At that time, I also checked the stakes and guy lines. They were all firmly planted and holding. This was reassuring. And when I got back inside, I chucked the stupid extra-firm pillow I had brought and rolled up my fleece instead.
Finally, sleep!
Waking up to the sun shining through the walls of my tent was sweet. I could only hear birds for a while, until the kids and families started stirring. It was a peaceful beginning to the day.
Good morning, world.
Getting ready to leave took a long time. Breaking down the tent was much more annoying than putting it up, because everything was wet. I laid out the rain fly to dry, wiped off the stakes and poles, and tried to clean the smears of mud off of the bottom of my tent, but it didn’t work that well. This made me resolve to get something to act as a footprint for the tent, a layer of plastic between the tent bottom and the ground. The footprint was something else I had decided not to buy. Put it on the list. If I had had one, my tent would have stayed clean.
So all in all, I had been surprisingly prepared. I’d known there would be things I would need, things I had no idea how to anticipate needing. Now I know, and I have a shopping list, so I’ll hit Target before my next camping night.

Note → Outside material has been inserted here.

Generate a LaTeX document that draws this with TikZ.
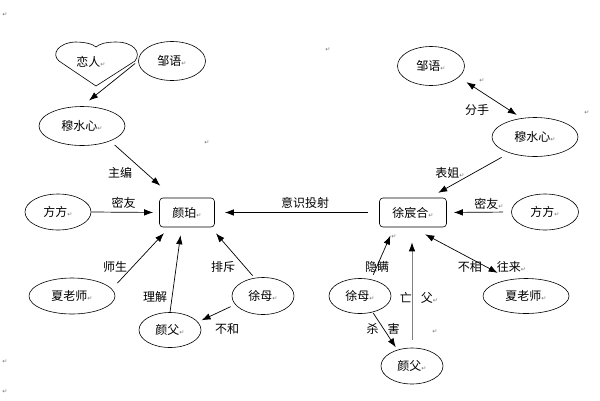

Camping is amazing. Camping in a National Park is even more amazing than that. I’m so excited for all the campgrounds to come, for all the different kinds of places I’ll experience. I know they won’t all be as awesome as SNP, but I’m certainly grateful my first foray into solo camping was a positive one.
Three cheers for camping! I cannot wait to inflict this on my future kids!
Driving out was just as beautiful as driving in. I stopped a few times, and was rewarded. I recited the bracha for seeing exceptionally tall mountains at one overlook. At another, the posted sign recommended taking a short path down to a rocky outcrop for the views, so obviously I instantly scampered off. I had been a little disappointed that I wouldn’t be able to hike at all at SNP. It felt a little like a waste. I loved staying in the park, but I didn’t experience Shenandoah in the same way as I would have on the trail. But I didn’t have time. Luckily, though, I got this one tiny taste. I stood on the rock and gave a primal yell to Hashem. How incredible is His creation! How blessed am I to get to see it!
Holy, holy, holy!
Honestly, I don’t know how to contain all the goodness in my life right now. כוסי רויה!